◆ STATED TASK
Retype the data that follows line by line, exactly, and leave its pictures out.

◆ GIVEN MATERIAL
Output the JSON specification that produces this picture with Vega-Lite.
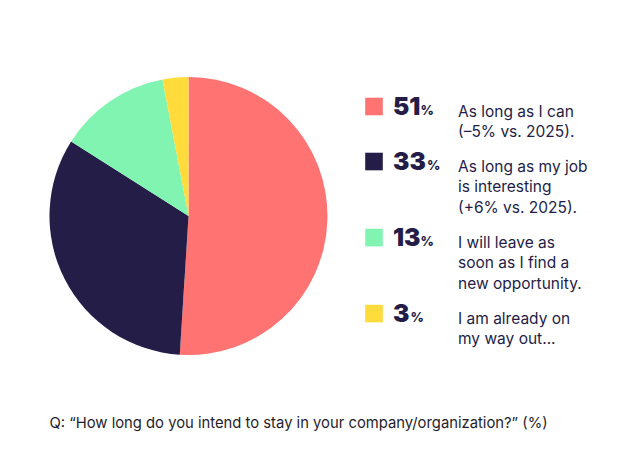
{
  "$schema": "https://vega.github.io/schema/vega-lite/v6.json",
  "description": "How long respondents intend to stay in their company, pie with custom legend.",
  "padding": {"left": 49.5, "top": 77, "right": 5, "bottom": 5},
  "bounds": "flush",
  "spacing": 37.5,
  "data": {
    "values": [
      {"answer": "stay", "pct": 51, "label": "As long as I can|(–5% vs. 2025)."},
      {"answer": "interesting", "pct": 33, "label": "As long as my job|is interesting|(+6% vs. 2025)."},
      {"answer": "leave", "pct": 13, "label": "I will leave as|soon as I find a|new opportunity."},
      {"answer": "out", "pct": 3, "label": "I am already on|my way out..."}
    ]
  },
  "transform": [
    {"calculate": "length(split(datum.label, '|'))", "as": "nLines"},
    {
      "window": [
        {"op": "sum", "field": "nLines", "as": "linesThrough"},
        {"op": "row_number", "as": "idx"}
      ],
      "sort": [{"field": "pct", "order": "descending"}]
    },
    {"calculate": "datum.linesThrough - datum.nLines + 0.62 * (datum.idx - 1)", "as": "slot"},
    {"calculate": "'' + datum.pct", "as": "num"},
    {"calculate": "length(split(datum.num, '1')) - 1", "as": "ones"},
    {"calculate": "(length(datum.num) - datum.ones) * 16.4 + datum.ones * 10 + 1.2", "as": "pctShift"}
  ],
  "title": {
    "text": "Q: “How long do you intend to stay in your company/organization?” (%)",
    "orient": "bottom",
    "anchor": "start",
    "baseline": "top",
    "offset": 61,
    "fontSize": 14.8,
    "fontWeight": "normal",
    "font": "Inter",
    "color": "#1f1d2b"
  },
  "hconcat": [
    {
      "width": 278,
      "height": 278,
      "mark": {"type": "arc"},
      "encoding": {
        "theta": {"field": "pct", "type": "quantitative", "stack": true},
        "order": {"field": "pct", "type": "quantitative", "sort": "descending"},
        "color": {
          "field": "answer",
          "type": "nominal",
          "legend": null,
          "scale": {
            "domain": ["stay", "interesting", "leave", "out"],
            "range": ["#ff7373", "#231d47", "#82f4b1", "#ffdb3b"]
          }
        }
      }
    },
    {
      "bounds": "flush",
      "spacing": 9,
      "hconcat": [
        {
          "width": 18,
          "height": 278,
          "mark": {"type": "point", "shape": "square", "filled": true, "opacity": 1, "size": 310},
          "encoding": {
            "y": {"field": "slot", "type": "quantitative", "axis": null, "scale": {"domain": [0, 10], "range": [29.5, 239.5]}},
            "color": {
              "field": "answer",
              "type": "nominal",
              "legend": null,
              "scale": {
                "domain": ["stay", "interesting", "leave", "out"],
                "range": ["#ff7373", "#231d47", "#82f4b1", "#ffdb3b"]
              }
            }
          }
        },
        {
          "bounds": "flush",
          "spacing": 63,
          "hconcat": [
            {
              "width": 2,
              "height": 278,
              "encoding": {
                "y": {"field": "slot", "type": "quantitative", "axis": null, "scale": {"domain": [0, 10], "range": [29.5, 239.5]}}
              },
              "layer": [
                {
                  "mark": {"type": "text", "align": "left", "baseline": "alphabetic", "dy": 8.5, "font": "Inter", "fontSize": 24.5, "fontWeight": 900, "color": "#231d47"},
                  "encoding": {"text": {"field": "num", "type": "nominal"}}
                },
                {
                  "mark": {"type": "text", "align": "left", "baseline": "alphabetic", "dy": 8.5, "font": "Inter", "fontSize": 13, "fontWeight": 800, "color": "#231d47", "text": "%"},
                  "encoding": {"xOffset": {"field": "pctShift", "type": "quantitative", "scale": null}}
                }
              ]
            },
            {
              "width": 2,
              "height": 278,
              "mark": {"type": "text", "align": "left", "baseline": "alphabetic", "dy": 10, "lineBreak": "|", "lineHeight": 20.5, "font": "Inter", "fontSize": 15.5, "color": "#231d47"},
              "encoding": {
                "y": {"field": "slot", "type": "quantitative", "axis": null, "scale": {"domain": [0, 10], "range": [29.5, 239.5]}},
                "text": {"field": "label", "type": "nominal"}
              }
            }
          ]
        }
      ]
    }
  ],
  "config": {
    "view": {"stroke": null},
    "font": "Inter"
  }
}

◆ RESULT FOR THIS EXERCISE
Output the JSON specification that produces this picture with Vega-Lite.
{
  "$schema": "https://vega.github.io/schema/vega-lite/v6.json",
  "description": "How long respondents intend to stay in their company, pie with custom legend.",
  "padding": {"left": 49.5, "top": 77, "right": 5, "bottom": 5},
  "bounds": "flush",
  "spacing": 37.5,
  "data": {
    "values": [
      {"answer": "stay", "pct": 51, "label": "As long as I can|(–5% vs. 2025)."},
      {"answer": "interesting", "pct": 33, "label": "As long as my job|is interesting|(+6% vs. 2025)."},
      {"answer": "leave", "pct": 13, "label": "I will leave as|soon as I find a|new opportunity."},
      {"answer": "out", "pct": 3, "label": "I am already on|my way out..."}
    ]
  },
  "transform": [
    {"calculate": "length(split(datum.label, '|'))", "as": "nLines"},
    {
      "window": [
        {"op": "sum", "field": "nLines", "as": "linesThrough"},
        {"op": "row_number", "as": "idx"}
      ],
      "sort": [{"field": "pct", "order": "descending"}]
    },
    {"calculate": "datum.linesThrough - datum.nLines + 0.62 * (datum.idx - 1)", "as": "slot"},
    {"calculate": "'' + datum.pct", "as": "num"},
    {"calculate": "length(split(datum.num, '1')) - 1", "as": "ones"},
    {"calculate": "(length(datum.num) - datum.ones) * 16.4 + datum.ones * 10 + 1.2", "as": "pctShift"}
  ],
  "title": {
    "text": "Q: “How long do you intend to stay in your company/organization?” (%)",
    "orient": "bottom",
    "anchor": "start",
    "baseline": "top",
    "offset": 61,
    "fontSize": 14.8,
    "fontWeight": "normal",
    "font": "Inter",
    "color": "#1f1d2b"
  },
  "hconcat": [
    {
      "width": 278,
      "height": 278,
      "mark": {"type": "arc"},
      "encoding": {
        "theta": {"field": "pct", "type": "quantitative", "stack": true},
        "order": {"field": "pct", "type": "quantitative", "sort": "descending"},
        "color": {
          "field": "answer",
          "type": "nominal",
          "legend": null,
          "scale": {
            "domain": ["stay", "interesting", "leave", "out"],
            "range": ["#ff7373", "#231d47", "#82f4b1", "#ffdb3b"]
          }
        }
      }
    },
    {
      "bounds": "flush",
      "spacing": 9,
      "hconcat": [
        {
          "width": 18,
          "height": 278,
          "mark": {"type": "point", "shape": "square", "filled": true, "opacity": 1, "size": 310},
          "encoding": {
            "y": {"field": "slot", "type": "quantitative", "axis": null, "scale": {"domain": [0, 10], "range": [29.5, 239.5]}},
            "color": {
              "field": "answer",
              "type": "nominal",
              "legend": null,
              "scale": {
                "domain": ["stay", "interesting", "leave", "out"],
                "range": ["#ff7373", "#231d47", "#82f4b1", "#ffdb3b"]
              }
            }
          }
        },
        {
          "bounds": "flush",
          "spacing": 63,
          "hconcat": [
            {
              "width": 2,
              "height": 278,
              "encoding": {
                "y": {"field": "slot", "type": "quantitative", "axis": null, "scale": {"domain": [0, 10], "range": [29.5, 239.5]}}
              },
              "layer": [
                {
                  "mark": {"type": "text", "align": "left", "baseline": "alphabetic", "dy": 8.5, "font": "Inter", "fontSize": 24.5, "fontWeight": 900, "color": "#231d47"},
                  "encoding": {"text": {"field": "num", "type": "nominal"}}
                },
                {
                  "mark": {"type": "text", "align": "left", "baseline": "alphabetic", "dy": 8.5, "font": "Inter", "fontSize": 13, "fontWeight": 800, "color": "#231d47", "text": "%"},
                  "encoding": {"xOffset": {"field": "pctShift", "type": "quantitative", "scale": null}}
                }
              ]
            },
            {
              "width": 2,
              "height": 278,
              "mark": {"type": "text", "align": "left", "baseline": "alphabetic", "dy": 10, "lineBreak": "|", "lineHeight": 20.5, "font": "Inter", "fontSize": 15.5, "color": "#231d47"},
              "encoding": {
                "y": {"field": "slot", "type": "quantitative", "axis": null, "scale": {"domain": [0, 10], "range": [29.5, 239.5]}},
                "text": {"field": "label", "type": "nominal"}
              }
            }
          ]
        }
      ]
    }
  ],
  "config": {
    "view": {"stroke": null},
    "font": "Inter"
  }
}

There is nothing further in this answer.